Ms. Megison says counseling and her faith helped her get through the aftermath of her rape, which happened when she lived in New Orleans. But when she moved to Florida after hurricane Katrina, she confronted something even more shocking than the hurtful comments people made to her. The man she married when her baby was a year old became abusive and threatened to tell her daughter that she was a “rape baby.” And her alleged rapist, who has yet to be prosecuted, tried to assert rights as a father to get visitations with her daughter.

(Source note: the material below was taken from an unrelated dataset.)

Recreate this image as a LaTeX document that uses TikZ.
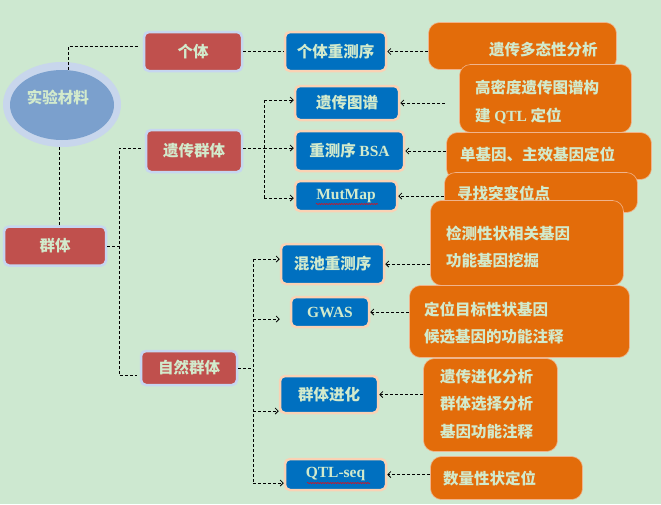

At the time, she found there was no law in Florida – and more than half the other states – specifically designed to terminate the parental rights of rapists. Fortunately, she says, a judge used his discretion to require an evidentiary hearing about whether a rape had occurred before allowing the man any contact with the child, and the man decided not to pursue his claim.
As she researched the law, she connected with Ms. Prewitt, who had also experienced this type of revictimization by the rapist father of her child. They and several other women founded Hope After Rape Conception, a nonprofit support and advocacy group based in Illinois.
They successfully pushed to change the law in Florida and several other states, so that “clear and convincing evidence” of rape can lead to a termination of a father’s parental rights.
That way, they say, rape survivors are on equal footing with people who want to terminate someone’s rights because of drug abuse, child abuse, or for other reasons, rather than having to meet a more stringent burden of proof required in criminal cases of rape, which often are not prosecuted successfully.
On the federal level, US Rep. Debbie Wasserman Schultz (D) of Florida introduced HR 2772, the Rape Survivor Child Custody Act, in 2013. It would increase sexual-violence-prevention funding to states with such laws. Currently 24 states, including California, have them.
It’s more common for states to provide rape survivors with emergency contraception, easier access to abortion, or quick termination of parental rights of the father when the child is being given up for adoption.
While some women choose those paths, sometimes because the thought of the child triggers a replay of the trauma, the Hope group says it’s important that society not stereotype rape survivors and end up ostracizing women who choose to keep their children.
“People ridicule you and distrust you because you chose to have your child – ‘Oh, you must not have been raped,’ ” Megison says. “It’s such a strange world we live in where you have to be questioned as a mother why you love the child that … you nurse and play with and pray with and read stories with.”
Megison has so far been able to shield her daughter from knowing the details of her conception, despite her ex-husband’s attempts to put a rift between the girl and the half-siblings he fathered. But she’s not treating it as a secret, and plans to be honest when her daughter starts asking more questions.
“I love her so much,” Megison says. “I’m hoping to make this world a better place so that as she grows … there is a loving acceptance … and not a frightened, condemning, judgmental attitude because of what her father did.”